Mr. Mulroney suggested that Canada lacked a “coherent plan” to harness its vast resources, but shouldn’t the man who dismantled the National Energy Program be a little more skeptical about grand strategies?

The blarney turned even more problematic when it came to Mr. Mulroney’s recommendation of a “new North American accord on carbon emissions” as part of an energy partnership with the U.S. He suggested that his own promotion of free trade might be a model, with a special envoy who combined the tenacity of Canada’s chief negotiator, Simon Reisman, with the sensitivity of a Jim Prentice or Bob Rae.

This super-composite would run something called the Resource Development Office, “that would have special power to counter interdepartmental turf squabbles, set clear priorities, streamline regulatory reviews and move beyond a chronic penchant to ‘boil the ocean’ with analyses and consultations.”

If only. Meanwhile free trade was child’s play compared with the Gordian knot of energy and climate policy.

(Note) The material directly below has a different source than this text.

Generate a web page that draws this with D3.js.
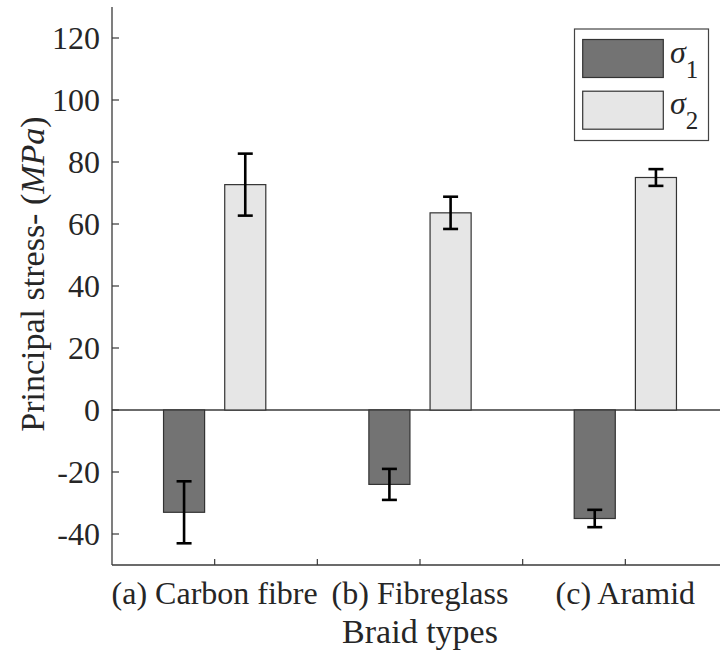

Mr. Mulroney concluded his speech with a rather obscure quote from Reinhold Niebuhr: “Nothing fine or beautiful or good makes complete sense in any immediate context of history; therefore we must be saved by faith.” Whatever that might mean, it at least brings up that issue of historical context, into which Mr. Mulroney’s noble aspirations and more or less subtle criticisms need to be put.